I try to do something outside everyday, even just taking a walk. I read as often as I can. I run three times a week. These don’t all have to be structured to the minute everyday, but as long as you know what you want to accomplish and provide a general structure, you will get things done. And getting things done makes you productive and, most importantly, happy.


Another way to add structure to your life is through goal setting. If you want to accomplish things (even typically considered “lazy” things) you need to think critically about your life. If you want to write a book, then set that as a goal. If you want to socialize every day, set that as a goal.

When thinking about goals, keep the actions small whenever possible. For example, if your goal is to write a novel, don’t stop there. You need to create actionable goals that you can work towards everyday. One goal could be: Write 500 words everyday. This is something you can easily perform, track, and measure. A goal to work towards a larger goal.

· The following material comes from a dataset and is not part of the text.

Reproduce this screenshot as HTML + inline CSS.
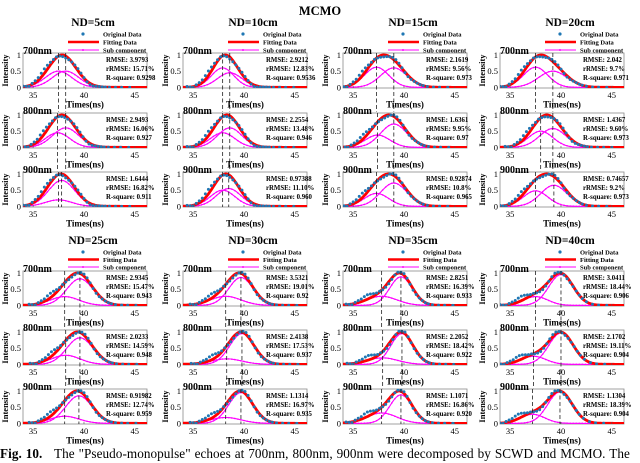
<!DOCTYPE html>
<html><head><meta charset="utf-8">
<style>
html,body{margin:0;padding:0;background:#fff;}
body{width:640px;height:463px;overflow:hidden;position:relative;font-family:"Liberation Serif",serif;}
#cap{position:absolute;left:0;top:446px;width:640px;font-size:13.2px;line-height:15px;white-space:nowrap;letter-spacing:0.05px;word-spacing:0.6px;background:transparent;}
</style></head><body>
<div id="cap"><b>Fig. 10.</b>&nbsp;&nbsp; The "Pseudo-monopulse" echoes at 700nm, 800nm, 900nm were decomposed by SCWD and MCMO. The</div>
<svg id="fig" width="640" height="463" viewBox="0 0 640 463" style="position:absolute;left:0;top:0;font-family:'Liberation Serif',serif">
<text x="320" y="15" text-anchor="middle" font-weight="bold" font-size="12.5">MCMO</text>
</svg>
<script>
// ---- data ----
const ndLabels = ["ND=5cm","ND=10cm","ND=15cm","ND=20cm","ND=25cm","ND=30cm","ND=35cm","ND=40cm"];
const wavelengths = ["700nm","800nm","900nm"];
const xTicks = [35,40,45];
const yTicks = [0,0.5,1];
const yTickLabels = ["0","0.5","1"];
const center1 = [[37.5,37.4,37.5],[37.9,37.9,37.9],[37.3,37.4,37.3],[37.5,38.0,37.5],[38.1,38.2,38.1],[38.2,38.3,38.2],[37.8,37.9,37.8],[37.5,37.3,37.2]];
const center2 = [[38.2,38.2,37.8],[38.6,38.6,38.5],[39.0,39.0,39.0],[39.2,39.2,39.3],[39.6,39.6,39.5],[39.7,39.8,39.7],[39.7,39.8,39.7],[40.0,40.0,39.9]];
const amp1 = [[0.5,0.45,0.2],[0.6,0.45,0.5],[0.62,0.38,0.4],[0.62,0.5,0.48],[0.27,0.28,0.22],[0.28,0.17,0.18],[0.28,0.2,0.32],[0.27,0.25,0.28]];
const amp2 = [[0.5,0.6,0.8],[0.45,0.6,0.55],[0.6,0.72,0.72],[0.5,0.58,0.65],[0.82,0.82,0.85],[0.86,0.95,0.95],[0.88,0.95,0.88],[0.95,0.97,0.97]];
const sigma1 = [[1.3,1.2,1.3],[1.1,1.2,1.2],[1.2,1.2,1.2],[1.2,1.2,1.2],[1.4,1.4,1.4],[1.5,1.5,1.5],[1.5,1.5,1.5],[1.2,1.2,1.2]];
const sigma2 = [[1.3,1.3,1.3],[1.2,1.2,1.2],[1.3,1.3,1.3],[1.4,1.3,1.3],[1.3,1.3,1.3],[1.2,1.2,1.2],[1.1,1.1,1.1],[1.2,1.2,1.2]];
const rmse = [["3.9793","2.9493","1.6444"],["2.9212","2.2554","0.97388"],["2.1619","1.6361","0.92874"],["2.042","1.4367","0.74657"],["2.9345","2.0233","0.91982"],["3.5321","2.4138","1.1314"],["2.8251","2.2052","1.1071"],["3.0411","2.1702","1.1304"]];
const rrmse = [["15.71%","16.06%","16.82%"],["12.83%","13.48%","11.10%"],["9.56%","9.95%","10.8%"],["9.7%","9.60%","9.2%"],["15.47%","14.59%","12.74%"],["19.01%","17.53%","16.97%"],["16.39%","18.42%","16.86%"],["18.44%","19.11%","18.39%"]];
const rsq = [["0.9298","0.927","0.911"],["0.9536","0.946","0.960"],["0.973","0.97","0.965"],["0.971","0.973","0.973"],["0.943","0.948","0.959"],["0.92","0.937","0.935"],["0.933","0.922","0.920"],["0.906","0.904","0.904"]];
const sampleOffsets = [-3.5,-3.2,-2.9,-2.6,-2.3,-2.0,-1.7,-1.4,-1.1,-0.8,-0.5,-0.2,0.1,0.4,0.7,1.0,1.3,1.6,1.9,2.2,2.5,2.8,3.1,3.4,3.7,4.0,4.3,4.6,5.0,5.6,6.2,7.0];
const residuals = [0.02,0.0,-0.02,0.03,0.06,0.08,0.12,0.14,0.12,0.08,0.04,0.02,-0.02,-0.05,-0.06,-0.04,0.0,0.04,0.06,0.05,0.02,-0.02,-0.04,-0.03,-0.01,0.0,0.0,0.0,0.0,0.0,0.0,0.0];

// ---- layout ----
const colX = [23,183,343,500];
const plotW = 124, plotH = 35;
const rowYUpper = [53,113,172], rowYLower = [271,330,389];
const titleY = [26,244];
const legendGap = [8,7.5];
const xMin = 34, xMax = 46.2, yMin = -0.02, yMax = 1.06;
const NS = "http://www.w3.org/2000/svg";
const svg = document.getElementById('fig');
function mk(tag, attrs, parent){const e=document.createElementNS(NS,tag);for(const k in attrs)e.setAttribute(k,attrs[k]);(parent||svg).appendChild(e);return e;}
function gauss(t,a,c,s){return a*Math.exp(-((t-c)*(t-c))/(2*s*s));}

for(let p=0;p<8;p++){
  const col=p%4, blk=Math.floor(p/4);
  const x0=colX[col], rows= blk?rowYLower:rowYUpper;
  const g=mk('g',{});
  
  
  const tt=mk('text',{x:x0+70,y:titleY[blk],'text-anchor':'middle','font-weight':'bold','font-size':'11.5'},g);
  tt.textContent=ndLabels[p];
  
  
  const lg=mk('g',{},g);
  
  
  const ly=titleY[blk]+8, lgap=legendGap[blk];
  mk('circle',{cx:x0+60,cy:ly,r:1.6,fill:'#1f77b4'},lg);
  mk('line',{x1:x0+45,x2:x0+76,y1:ly+lgap,y2:ly+lgap,stroke:'#f00','stroke-width':2.6},lg);
  mk('line',{x1:x0+45,x2:x0+76,y1:ly+2*lgap,y2:ly+2*lgap,stroke:'#f0f','stroke-width':1},lg);
  mk('circle',{cx:x0+60,cy:ly+2*lgap,r:1,fill:'#f0f'},lg);
  ["Original Data","Fitting Data","Sub component"].forEach((s,i)=>{const t=mk('text',{x:x0+80,y:ly+2.5+i*lgap,'font-size':'6.5','font-weight':'bold'},lg);t.textContent=s;});
  for(let r=0;r<3;r++){
    const y0=rows[r];
    const sx=v=>x0+(v-xMin)/(xMax-xMin)*plotW;
    const sy=v=>y0+plotH-(v-yMin)/(yMax-yMin)*plotH;
    const c1=center1[p][r],c2=center2[p][r],a1=amp1[p][r],a2=amp2[p][r],s1=sigma1[p][r],s2=sigma2[p][r];
    const sum=t=>gauss(t,a1,c1,s1)+gauss(t,a2,c2,s2);
    let peak=0;for(let t=xMin;t<=xMax;t+=0.05)peak=Math.max(peak,sum(t));
    const fit=t=>sum(t)/peak;
    const pg=mk('g',{},g);
    
    
    mk('rect',{x:x0,y:y0,width:plotW,height:plotH,fill:'#fff',stroke:'#8a8a8a','stroke-width':0.8},pg);
    const clip='clip'+p+'_'+r;
    const cp=mk('clipPath',{id:clip},pg);mk('rect',{x:x0,y:y0-3,width:plotW,height:plotH+3},cp);
    const inner=mk('g',{'clip-path':'url(#'+clip+')'},pg);
    let d1='',d2='',df='';
    for(let t=xMin;t<=xMax+0.001;t+=0.1){
      d1+=(d1?'L':'M')+sx(t).toFixed(1)+','+sy(gauss(t,a1,c1,s1)).toFixed(1);
      d2+=(d2?'L':'M')+sx(t).toFixed(1)+','+sy(gauss(t,a2,c2,s2)).toFixed(1);
      df+=(df?'L':'M')+sx(t).toFixed(1)+','+sy(fit(t)).toFixed(1);
    }
    const sc1=mk('path',{d:d1,fill:'none',stroke:'#f0f','stroke-width':1.1},inner);
    
    
    const sc2=mk('path',{d:d2,fill:'none',stroke:'#f0f','stroke-width':1.1},inner);
    
    
    for(let t=xMin;t<=xMax;t+=0.3){
      mk('circle',{cx:sx(t),cy:sy(gauss(t,a1,c1,s1)),r:0.8,fill:'#f0f'},inner);
      mk('circle',{cx:sx(t),cy:sy(gauss(t,a2,c2,s2)),r:0.8,fill:'#f0f'},inner);
    }
    const fl=mk('path',{d:df,fill:'none',stroke:'#f00','stroke-width':2.8},inner);
    
    
    sampleOffsets.forEach((o,i)=>{
      const t=c1+o; if(t<xMin||t>xMax)return;
      const v=Math.max(0,fit(t)+residuals[i]);
      const dc=mk('circle',{cx:sx(t),cy:sy(Math.min(1.02,v)),r:1.5,fill:'#1f77b4'},inner);
      
      
    });
    const ext = r<2 ? 24 : 0;
    [c1,c2].forEach(c=>mk('line',{x1:sx(c),x2:sx(c),y1:y0,y2:y0+plotH+ext,stroke:'#222','stroke-width':0.8,'stroke-dasharray':'4,2.5'},pg));
    xTicks.forEach(v=>{mk('line',{x1:sx(v),x2:sx(v),y1:y0+plotH,y2:y0+plotH-2,stroke:'#555','stroke-width':0.6},pg);const t=mk('text',{x:sx(v),y:y0+plotH+10,'text-anchor':'middle','font-size':'8.5'},pg);t.textContent=v;});
    yTicks.forEach((v,i)=>{const t=mk('text',{x:x0-2,y:sy(v)+3,'text-anchor':'end','font-size':'8.5'},pg);t.textContent=yTickLabels[i];});
    const yl=mk('text',{x:0,y:0,transform:'translate('+(x0-15)+','+(y0+plotH/2)+') rotate(-90)','text-anchor':'middle','font-weight':'bold','font-size':'8.5'},pg);
    yl.textContent='Intensity';
    
    
    const xl=mk('text',{x:x0+62,y:y0+plotH+19.5,'text-anchor':'middle','font-weight':'bold','font-size':'9'},pg);
    xl.textContent='Times(ns)';
    
    
    const wl=mk('text',{x:x0,y:y0+1,'font-weight':'bold','font-size':'10'},pg);
    wl.textContent=wavelengths[r];
    
    
    const st=mk('g',{'font-weight':'bold','font-size':'6.8'},pg);
    
    
    ["RMSE: "+rmse[p][r],"rRMSE: "+rrmse[p][r],"R-square: "+rsq[p][r]].forEach((s,i)=>{const t=mk('text',{x:x0+83,y:y0+9+i*9},st);t.textContent=s;});
  }
}
</script>
</body></html>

They don’t have to be huge undertakings either. One of my goals is to ride my bike to work everyday. It almost feels silly to type out at this point, because I accomplish the goal often. Sure, there are a few days where the weather doesn’t allow it or I simply need a car, but because I have set a goal to bike every day I can, it happens more often than not.

Structure as Freedom

Structure should not be seen as restrictive. When you add structure to your day, it allows you to live the life you want to live. By taking control of your own life, you improve your own productivity and happiness. Structure doesn’t mean being inflexible. Schedules shift, goals change, and that is wonderful. The most important point is that you are trying.

I say don’t be afraid of structure, just because some structure in life is negative. Create your own positive structure through establishing schedules and goals that work for you. Take control. Be productive. Be happy.